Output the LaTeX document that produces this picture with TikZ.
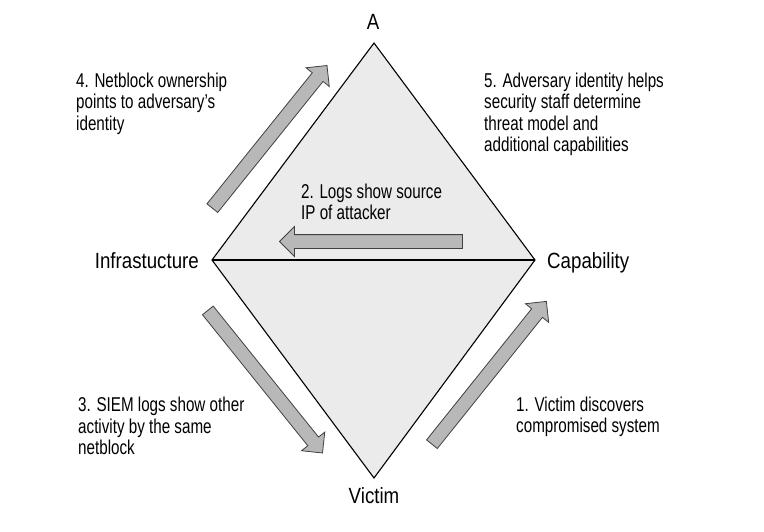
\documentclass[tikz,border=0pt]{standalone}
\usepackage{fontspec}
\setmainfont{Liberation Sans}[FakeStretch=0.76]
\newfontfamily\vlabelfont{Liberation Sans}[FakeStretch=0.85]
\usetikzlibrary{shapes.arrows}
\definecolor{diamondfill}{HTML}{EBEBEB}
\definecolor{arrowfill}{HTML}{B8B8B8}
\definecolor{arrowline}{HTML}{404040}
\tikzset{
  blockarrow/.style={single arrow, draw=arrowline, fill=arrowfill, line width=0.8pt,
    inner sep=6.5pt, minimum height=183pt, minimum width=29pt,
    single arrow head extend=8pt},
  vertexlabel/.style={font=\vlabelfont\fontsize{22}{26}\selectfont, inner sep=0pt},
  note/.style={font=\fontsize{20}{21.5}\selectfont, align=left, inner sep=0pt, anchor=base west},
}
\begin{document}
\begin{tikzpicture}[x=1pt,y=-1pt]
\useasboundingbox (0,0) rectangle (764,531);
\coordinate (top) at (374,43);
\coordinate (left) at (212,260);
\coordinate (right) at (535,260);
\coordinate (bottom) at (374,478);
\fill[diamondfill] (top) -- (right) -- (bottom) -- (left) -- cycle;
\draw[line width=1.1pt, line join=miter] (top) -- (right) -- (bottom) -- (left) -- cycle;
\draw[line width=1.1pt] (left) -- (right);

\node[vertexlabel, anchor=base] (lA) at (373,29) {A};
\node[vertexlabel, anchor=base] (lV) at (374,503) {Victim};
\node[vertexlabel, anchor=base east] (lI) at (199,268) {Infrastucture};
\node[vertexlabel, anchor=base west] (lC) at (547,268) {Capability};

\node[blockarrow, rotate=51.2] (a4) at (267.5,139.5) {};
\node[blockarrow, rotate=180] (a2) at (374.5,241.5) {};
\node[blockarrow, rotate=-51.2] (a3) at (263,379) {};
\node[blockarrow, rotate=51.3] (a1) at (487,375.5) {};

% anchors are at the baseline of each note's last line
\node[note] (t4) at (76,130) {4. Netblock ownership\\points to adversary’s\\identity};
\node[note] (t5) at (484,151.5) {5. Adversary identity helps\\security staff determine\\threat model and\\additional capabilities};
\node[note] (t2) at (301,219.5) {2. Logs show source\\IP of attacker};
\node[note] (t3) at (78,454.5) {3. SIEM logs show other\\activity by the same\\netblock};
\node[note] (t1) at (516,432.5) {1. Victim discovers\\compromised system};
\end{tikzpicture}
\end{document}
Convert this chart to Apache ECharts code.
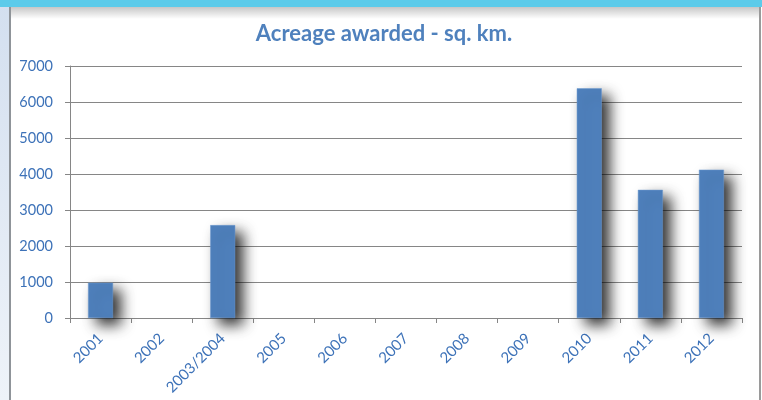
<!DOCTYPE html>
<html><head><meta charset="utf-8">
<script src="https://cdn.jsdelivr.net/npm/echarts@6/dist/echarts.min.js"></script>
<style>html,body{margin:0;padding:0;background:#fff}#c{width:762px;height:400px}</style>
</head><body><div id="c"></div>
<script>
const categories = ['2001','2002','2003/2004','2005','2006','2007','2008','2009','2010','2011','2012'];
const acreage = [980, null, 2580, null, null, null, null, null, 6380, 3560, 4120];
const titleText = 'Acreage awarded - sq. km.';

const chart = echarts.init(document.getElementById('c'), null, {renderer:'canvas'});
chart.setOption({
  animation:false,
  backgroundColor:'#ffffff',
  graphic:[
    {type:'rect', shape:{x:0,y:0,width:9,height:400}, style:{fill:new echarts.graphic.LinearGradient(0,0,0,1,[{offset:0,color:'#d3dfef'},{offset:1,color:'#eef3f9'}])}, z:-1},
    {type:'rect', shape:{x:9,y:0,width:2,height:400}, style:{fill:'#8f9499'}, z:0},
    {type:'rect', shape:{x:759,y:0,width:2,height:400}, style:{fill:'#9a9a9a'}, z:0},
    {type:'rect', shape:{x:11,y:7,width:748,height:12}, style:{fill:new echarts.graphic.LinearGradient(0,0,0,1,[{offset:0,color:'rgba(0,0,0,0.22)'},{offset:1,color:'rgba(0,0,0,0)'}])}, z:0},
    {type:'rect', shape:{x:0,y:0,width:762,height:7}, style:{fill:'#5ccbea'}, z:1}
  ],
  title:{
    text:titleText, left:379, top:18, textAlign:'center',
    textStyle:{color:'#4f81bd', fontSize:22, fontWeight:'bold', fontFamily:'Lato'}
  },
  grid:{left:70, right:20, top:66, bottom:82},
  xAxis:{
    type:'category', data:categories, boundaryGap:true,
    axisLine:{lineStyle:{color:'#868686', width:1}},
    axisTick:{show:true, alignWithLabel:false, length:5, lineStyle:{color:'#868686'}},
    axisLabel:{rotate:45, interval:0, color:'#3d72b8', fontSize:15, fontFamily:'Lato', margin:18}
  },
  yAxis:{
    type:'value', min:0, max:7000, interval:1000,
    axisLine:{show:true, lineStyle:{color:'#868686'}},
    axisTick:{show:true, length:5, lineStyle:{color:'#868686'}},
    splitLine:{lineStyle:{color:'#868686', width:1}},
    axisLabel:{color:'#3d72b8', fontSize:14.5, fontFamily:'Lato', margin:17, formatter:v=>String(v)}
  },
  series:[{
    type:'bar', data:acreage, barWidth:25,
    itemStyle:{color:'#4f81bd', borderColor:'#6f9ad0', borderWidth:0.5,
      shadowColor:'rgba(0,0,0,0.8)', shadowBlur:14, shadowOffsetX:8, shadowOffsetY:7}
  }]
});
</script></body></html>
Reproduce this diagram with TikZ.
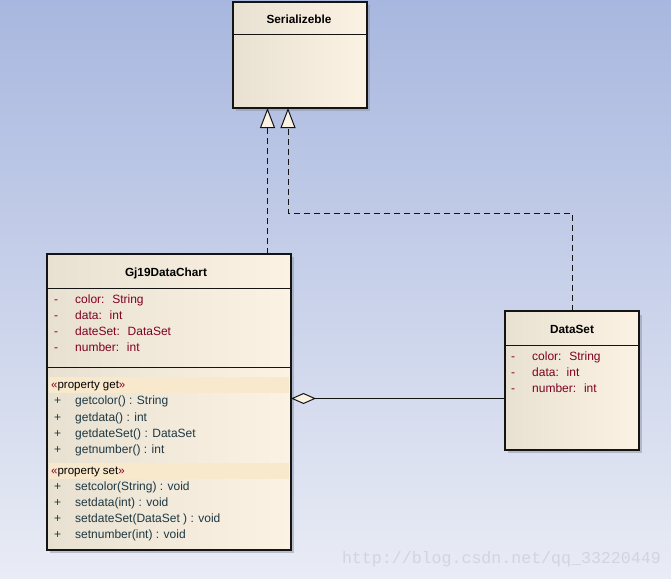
☆ ☆ ☆ ☆
### Directive:
Go through the entries above and output them exactly, without pictures.

### Expected answer:
Output the LaTeX document that produces this picture with TikZ.
\documentclass[tikz,border=0pt]{standalone}
\usepackage{fontspec}
\setmainfont{Liberation Sans}[FakeStretch=0.76]
\newfontfamily\vlabelfont{Liberation Sans}[FakeStretch=0.85]
\usetikzlibrary{shapes.arrows}
\definecolor{diamondfill}{HTML}{EBEBEB}
\definecolor{arrowfill}{HTML}{B8B8B8}
\definecolor{arrowline}{HTML}{404040}
\tikzset{
  blockarrow/.style={single arrow, draw=arrowline, fill=arrowfill, line width=0.8pt,
    inner sep=6.5pt, minimum height=183pt, minimum width=29pt,
    single arrow head extend=8pt},
  vertexlabel/.style={font=\vlabelfont\fontsize{22}{26}\selectfont, inner sep=0pt},
  note/.style={font=\fontsize{20}{21.5}\selectfont, align=left, inner sep=0pt, anchor=base west},
}
\begin{document}
\begin{tikzpicture}[x=1pt,y=-1pt]
\useasboundingbox (0,0) rectangle (764,531);
\coordinate (top) at (374,43);
\coordinate (left) at (212,260);
\coordinate (right) at (535,260);
\coordinate (bottom) at (374,478);
\fill[diamondfill] (top) -- (right) -- (bottom) -- (left) -- cycle;
\draw[line width=1.1pt, line join=miter] (top) -- (right) -- (bottom) -- (left) -- cycle;
\draw[line width=1.1pt] (left) -- (right);

\node[vertexlabel, anchor=base] (lA) at (373,29) {A};
\node[vertexlabel, anchor=base] (lV) at (374,503) {Victim};
\node[vertexlabel, anchor=base east] (lI) at (199,268) {Infrastucture};
\node[vertexlabel, anchor=base west] (lC) at (547,268) {Capability};

\node[blockarrow, rotate=51.2] (a4) at (267.5,139.5) {};
\node[blockarrow, rotate=180] (a2) at (374.5,241.5) {};
\node[blockarrow, rotate=-51.2] (a3) at (263,379) {};
\node[blockarrow, rotate=51.3] (a1) at (487,375.5) {};

% anchors are at the baseline of each note's last line
\node[note] (t4) at (76,130) {4. Netblock ownership\\points to adversary’s\\identity};
\node[note] (t5) at (484,151.5) {5. Adversary identity helps\\security staff determine\\threat model and\\additional capabilities};
\node[note] (t2) at (301,219.5) {2. Logs show source\\IP of attacker};
\node[note] (t3) at (78,454.5) {3. SIEM logs show other\\activity by the same\\netblock};
\node[note] (t1) at (516,432.5) {1. Victim discovers\\compromised system};
\end{tikzpicture}
\end{document}
Convert this chart to Apache ECharts code.
<!DOCTYPE html>
<html><head><meta charset="utf-8">
<script src="https://cdn.jsdelivr.net/npm/echarts@6/dist/echarts.min.js"></script>
<style>html,body{margin:0;padding:0;background:#fff}#c{width:762px;height:400px}</style>
</head><body><div id="c"></div>
<script>
const categories = ['2001','2002','2003/2004','2005','2006','2007','2008','2009','2010','2011','2012'];
const acreage = [980, null, 2580, null, null, null, null, null, 6380, 3560, 4120];
const titleText = 'Acreage awarded - sq. km.';

const chart = echarts.init(document.getElementById('c'), null, {renderer:'canvas'});
chart.setOption({
  animation:false,
  backgroundColor:'#ffffff',
  graphic:[
    {type:'rect', shape:{x:0,y:0,width:9,height:400}, style:{fill:new echarts.graphic.LinearGradient(0,0,0,1,[{offset:0,color:'#d3dfef'},{offset:1,color:'#eef3f9'}])}, z:-1},
    {type:'rect', shape:{x:9,y:0,width:2,height:400}, style:{fill:'#8f9499'}, z:0},
    {type:'rect', shape:{x:759,y:0,width:2,height:400}, style:{fill:'#9a9a9a'}, z:0},
    {type:'rect', shape:{x:11,y:7,width:748,height:12}, style:{fill:new echarts.graphic.LinearGradient(0,0,0,1,[{offset:0,color:'rgba(0,0,0,0.22)'},{offset:1,color:'rgba(0,0,0,0)'}])}, z:0},
    {type:'rect', shape:{x:0,y:0,width:762,height:7}, style:{fill:'#5ccbea'}, z:1}
  ],
  title:{
    text:titleText, left:379, top:18, textAlign:'center',
    textStyle:{color:'#4f81bd', fontSize:22, fontWeight:'bold', fontFamily:'Lato'}
  },
  grid:{left:70, right:20, top:66, bottom:82},
  xAxis:{
    type:'category', data:categories, boundaryGap:true,
    axisLine:{lineStyle:{color:'#868686', width:1}},
    axisTick:{show:true, alignWithLabel:false, length:5, lineStyle:{color:'#868686'}},
    axisLabel:{rotate:45, interval:0, color:'#3d72b8', fontSize:15, fontFamily:'Lato', margin:18}
  },
  yAxis:{
    type:'value', min:0, max:7000, interval:1000,
    axisLine:{show:true, lineStyle:{color:'#868686'}},
    axisTick:{show:true, length:5, lineStyle:{color:'#868686'}},
    splitLine:{lineStyle:{color:'#868686', width:1}},
    axisLabel:{color:'#3d72b8', fontSize:14.5, fontFamily:'Lato', margin:17, formatter:v=>String(v)}
  },
  series:[{
    type:'bar', data:acreage, barWidth:25,
    itemStyle:{color:'#4f81bd', borderColor:'#6f9ad0', borderWidth:0.5,
      shadowColor:'rgba(0,0,0,0.8)', shadowBlur:14, shadowOffsetX:8, shadowOffsetY:7}
  }]
});
</script></body></html>
Reproduce this diagram with TikZ.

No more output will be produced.